Previous studies done by the CSIR showed that about 10 million ha (8.28%) of the country has been invaded to some extent, at an average density of 17%. The top ten invaders are Syringa, Pine, Black wattle, Lantana, Rooikrans, Port Jackson, Mesquite, Bugweed, Hakea and Opuntia sp. (small round-leaved prickly pear). Multiple studies have shown the increased water use of these aliens compared to the native vegetation.

According to Jarmain this study is unique in that it could integrate the impact of multiple invasions on water resources over space (entire provinces) and time (multiple years), thereby assessing the impact of the WfW programme in attempting to lessen this impact.

"In this study we were able to quantify the actual water use of several invasive plants over space and time, and contrast it to the water use of native vegetation and forestry species. We also assessed the impact of the WfW programme by contrasting plant water use prior to and following clearing of an area," she explains.

The average water use of the five dominant invasive alien plants in the Western Cape was 897 mm - significantly higher than the water use of most of the native vegetation (thicket 576 mm, fynbos 517 mm and Karoo 117 mm). On average, the annual water use decreased by 13% (781 mm) following clearing by the WfW programme.

In KwaZulu-Natal, the average annual water use of the five dominant invasive alien plants was 876 mm, with exotic non-woody invasive species found to use more than 940 mm of water per year - this includes Chromolaena, Lantana and Solanum.
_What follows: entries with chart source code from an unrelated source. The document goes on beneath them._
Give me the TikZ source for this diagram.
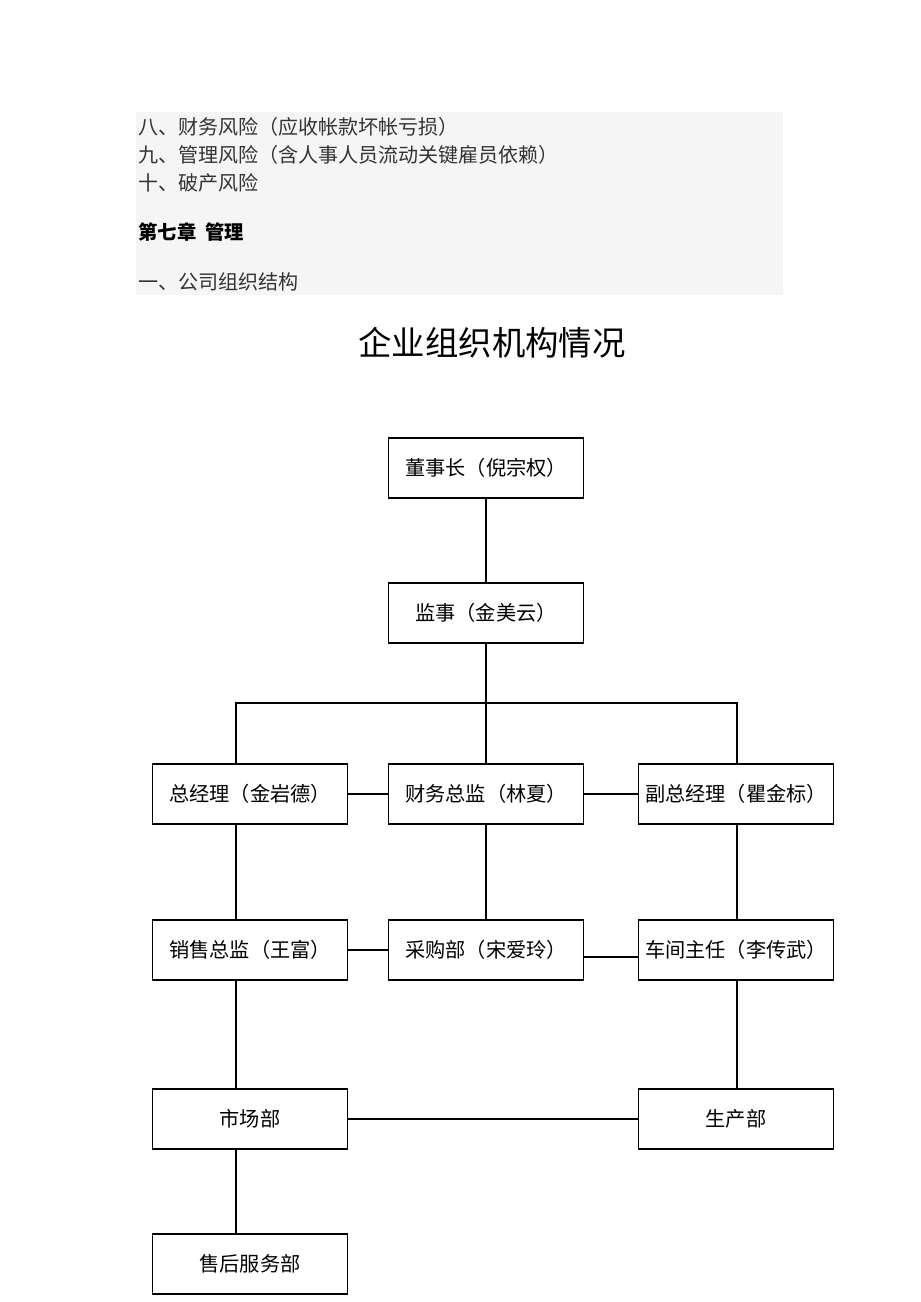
\documentclass[tikz,border=0pt]{standalone}
\usepackage{fontspec}
\newfontfamily\cjk{Noto Sans CJK SC}
\usetikzlibrary{positioning}

\tikzset{
    orgbox/.style={draw, semithick, minimum width=3.9cm, minimum height=1.2cm, inner sep=0pt, font=\cjk\fontsize{11.5}{14}\selectfont},
    para/.style={anchor=west, inner sep=0pt, font=\cjk\fontsize{11.4}{13}\selectfont, text=black!80}
}

\begin{document}
\begin{tikzpicture}[x=0.02cm, y=-0.02cm]
    \useasboundingbox (0,0) rectangle (920,1302);

    % text block above the chart
    \fill[black!4] (136,112) rectangle (783,295);
    \node[para] (l8) at (138,127) {八、财务风险（应收帐款坏帐亏损）};
    \node[para] (l9) at (138,155) {九、管理风险（含人事人员流动关键雇员依赖）};
    \node[para] (l10) at (138,183) {十、破产风险};
    \node[para, font=\cjk\bfseries\fontsize{11}{13}\selectfont, text=black] (ch7) at (138,232) {第七章\ \ 管理};
    \node[para] (l1) at (138,282) {一、公司组织结构};

    \node[font=\cjk\fontsize{19}{22}\selectfont] (title) at (492,343) {企业组织机构情况};

    % boxes
    \node[orgbox] (dsz) at (486,468) {董事长（倪宗权）};
    \node[orgbox] (js) at (486,613) {监事（金美云）};

    \node[orgbox] (zjl) at (250,794) {总经理（金岩德）};
    \node[orgbox] (cwzj) at (486,794) {财务总监（林夏）};
    \node[orgbox] (fzjl) at (736,794) {副总经理（瞿金标）};

    \node[orgbox] (xszj) at (250,950) {销售总监（王富）};
    \node[orgbox] (cgb) at (486,950) {采购部（宋爱玲）};
    \node[orgbox] (cjzr) at (736,950) {车间主任（李传武）};

    \node[orgbox] (scb) at (250,1119) {市场部};
    \node[orgbox] (sccb) at (736,1119) {生产部};

    \node[orgbox] (shfw) at (250,1264) {售后服务部};

    % lines
    \coordinate (split) at (486,703);
    \draw[semithick] (dsz) -- (js);
    \draw[semithick] (js) -- (split);
    \draw[semithick] (zjl.north -| 236,0) |- (split) -| (fzjl.north -| 737,0);
    \draw[semithick] (split) -- (cwzj);

    \draw[semithick] (zjl) -- (cwzj);
    \draw[semithick] (cwzj) -- (fzjl);

    \draw[semithick] (zjl.south -| 236,0) -- (xszj.north -| 236,0);
    \draw[semithick] (cwzj) -- (cgb);
    \draw[semithick] (fzjl.south -| 737,0) -- (cjzr.north -| 737,0);

    \draw[semithick] (xszj) -- (cgb);
    \draw[semithick] ([yshift=-0.14cm]cgb.east) -- ([yshift=-0.14cm]cjzr.west);

    \draw[semithick] (xszj.south -| 236,0) -- (scb.north -| 236,0);
    \draw[semithick] (cjzr.south -| 737,0) -- (sccb.north -| 737,0);
    \draw[semithick] (scb) -- (sccb);
    \draw[semithick] (scb.south -| 236,0) -- (shfw.north -| 236,0);
\end{tikzpicture}
\end{document}
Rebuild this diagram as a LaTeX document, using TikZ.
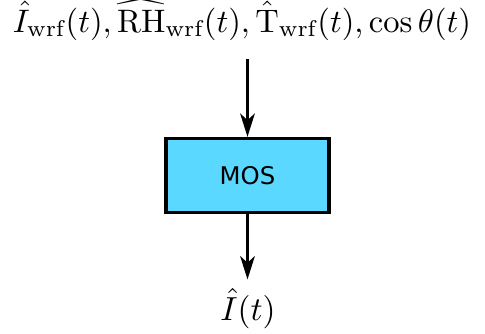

The Working for Water programme was initiated in 1995 as a joint project between the then Department of Water Affairs and the CSIR. It currently spends R600 million each year on providing over 20 000 jobs aimed at clearing invasive alien plants. It has received international acclaim as one of the world's biggest programmes on invasive species and their impact on biodiversity and water resources.

According to Jarmain this is the first study to demonstrate the impact the Working for Water programme has on South Africa's scarce water resources using remote sensing technology. Since this study focused on quantifying the impact of clearing lower density invasions, the potential impact of clearing higher density invasions is likely to be more than the 13 and 6%.